Attraverso questo servizio mirato, l’intento è inoltre quello di fare prevenzione. «Il bambino – illustra Meyer – capisce a ogni età e sviluppa per sua sopravvivenza delle strategie di difesa che poi lo portano ad avere conseguenze a livello emotivo, scolastico e relazionale. E da questo può derivare un danno intergenerazionale. Diversi studi dimostrano che il rischio di riprodurre in età adulta gli stessi modelli disfunzionali è elevato. Possono diventare vittime a loro volta o autori di violenza. Per questo occorre intervenire per prevenire e sensibilizzare la società su questo tema». Una sensibilizzazione, commenta la coordinatrice, «che facciamo e continueremo a fare anche nelle scuole – dalle quali i bambini sono costretti ad assentarsi per il periodo in cui sono in protezione – e nei Pronto soccorso dell’Eoc. È fondamentale riuscire ad attivare una rete anche per le necessità dei minori, che già esiste, ma che potrà fare affidamento diretto sulla figura specializzata e che agevolerà il lavoro di tutti quanti». Perché, precisa, «il nostro compito non si limita alla protezione e al sostegno delle donne vittime di violenza, ma si estende alla sensibilizzazione dei professionisti e della comunità. È un lavoro di collaborazione, al fine di promuovere una cultura del rispetto e di equità di genere».
Guardando al futuro, l’auspicio dell’associazione è quello che da progetto si trasformi in qualcosa di più duraturo. «Negli anni – informa Meyer – si è parlato di più del tema dei maltrattamenti assistiti, ma purtroppo non al punto da poter trasformare i progetti – che hanno una durata determinata – in veri e propri programmi.
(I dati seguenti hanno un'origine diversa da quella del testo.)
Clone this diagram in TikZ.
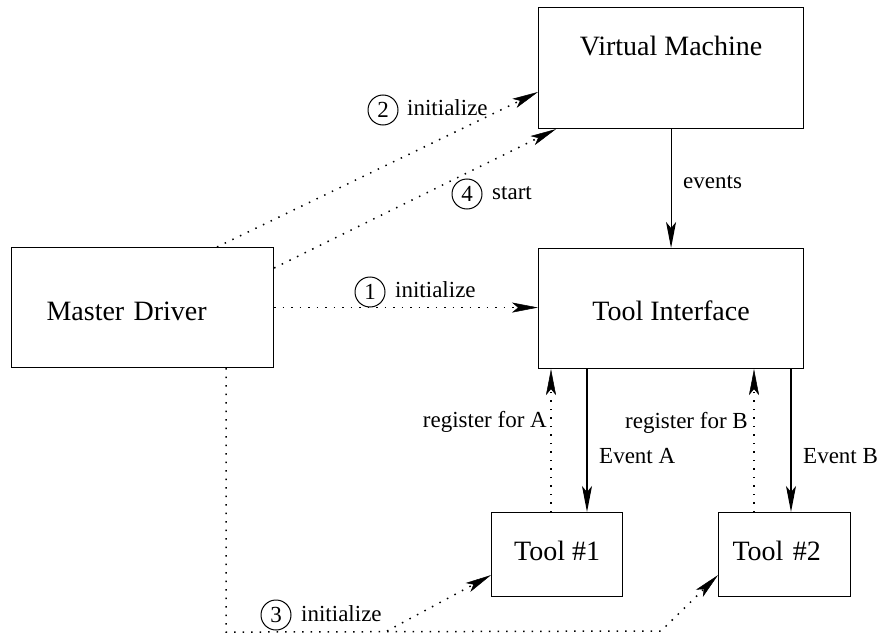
\documentclass[tikz,border=0pt]{standalone}
\usepackage{fontspec}
\setmainfont{Liberation Serif}
\usetikzlibrary{arrows.meta,calc}
\begin{document}
\begin{tikzpicture}[x=1pt,y=-1pt,
  box/.style={draw, line width=1.1pt, inner sep=0pt, anchor=north west, font=\fontsize{28}{34}\selectfont},
  lbl/.style={inner sep=0pt, font=\fontsize{23}{28}\selectfont},
  num/.style={draw, circle, line width=1pt, inner sep=0pt, minimum size=30pt, font=\fontsize{23}{28}\selectfont},
  solidarrow/.style={line width=1.1pt, -{Stealth[length=26pt,width=10pt,inset=6pt]}},
  dotarrow/.style={line width=1.5pt, dash pattern=on 1.5pt off 7pt, -{Stealth[length=26pt,width=10pt,inset=6pt,line width=0.5pt]}}]
\useasboundingbox (0,0) rectangle (881,634);
% boxes
\node[box, minimum width=265pt, text height=48pt, text depth=73pt] (vm) at (538,7) {Virtual Machine};
\node[box, minimum width=265pt, text height=72pt, text depth=48pt] (ti) at (538,248) {Tool Interface};
\node[box, text width=192pt, inner xsep=35pt, align=left, text height=73pt, text depth=47pt] (md) at (11,247) {Master Driver};
\node[box, minimum width=131pt, text height=48pt, text depth=36pt] (t1) at (491,512) {Tool \#1};
\node[box, text width=104pt, inner xsep=14pt, align=left, text height=48pt, text depth=36pt] (t2) at (718,512) {Tool \#2};
% coordinates
\coordinate (ea) at ($(t1.north west)+(96,0)$);
\coordinate (ra) at ($(t1.north west)+(60,0)$);
\coordinate (eb) at ($(t2.north west)+(73,0)$);
\coordinate (rb) at ($(t2.north west)+(36,0)$);
\coordinate (a2s) at ($(md.north west)+(206,0)$);
\coordinate (a2e) at ($(vm.north west)+(0,85)$);
\coordinate (a4s) at ($(md.north east)+(0,21)$);
\coordinate (a4e) at ($(vm.south west)+(18,0)$);
\coordinate (a3s) at ($(md.south west)+(215,0)$);
\coordinate (c1) at ($(md.south west)+(215,264)$);
\coordinate (c2) at (661,631);
\coordinate (b1) at (387,631);
\coordinate (t1in) at ($(t1.south west)+(0,-22)$);
\coordinate (t2in) at ($(t2.south west)+(0,-22)$);
% connectors
\draw[solidarrow] (vm.south) -- (ti.north);
\draw[solidarrow] (ea |- ti.south) -- (ea);
\draw[solidarrow] (eb |- ti.south) -- (eb);
\draw[dotarrow] (ra) -- (ra |- ti.south);
\draw[dotarrow] (rb) -- (rb |- ti.south);
\draw[dotarrow] (md.east) -- (md.east -| ti.west);
\draw[dotarrow] (a2s) -- (a2e);
\draw[dotarrow] (a4s) -- (a4e);
\draw[dotarrow] (a3s) -- (c1) -- (c2) -- (t2in);
\draw[dotarrow] (b1) -- (t1in);
% labels
\node[lbl, anchor=base west] (lev) at (683,188) {events};
\node[lbl, anchor=base west] (lea) at (599,463) {Event A};
\node[lbl, anchor=base west] (leb) at (803,463) {Event B};
\node[lbl, anchor=base east] (lra) at (547,427) {register for A};
\node[lbl, anchor=base east] (lrb) at (748,428) {register for B};
\node[num] (n2) at (383,110) {2};
\node[lbl, anchor=base west] (l2) at (407,115) {initialize};
\node[num] (n4) at (467,194) {4};
\node[lbl, anchor=base west] (l4) at (492,199) {start};
\node[num] (n1) at (370,292) {1};
\node[lbl, anchor=base west] (l1) at (395,297) {initialize};
\node[num] (n3) at (276,615) {3};
\node[lbl, anchor=base west] (l3) at (301,621) {initialize};
\end{tikzpicture}
\end{document}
Per riuscire a combattere questo fenomeno bisogna garantire una continuità che attualmente non si riesce a garantire». Il sostegno finanziario dato dal Cantone, conclude Stämpfli, «è senza dubbio molto apprezzato, tuttavia riteniamo che per riuscire in questa lotta e nel riconoscimento dei bambini in quanto vittime a sé stanti, servano finanziamenti più duraturi. Per farlo questo tema deve essere portato al centro dell’attenzione della società, perché va ricordato che la violenza domestica e sulle donne non è un fatto privato, ma che riguarda tutta la collettività».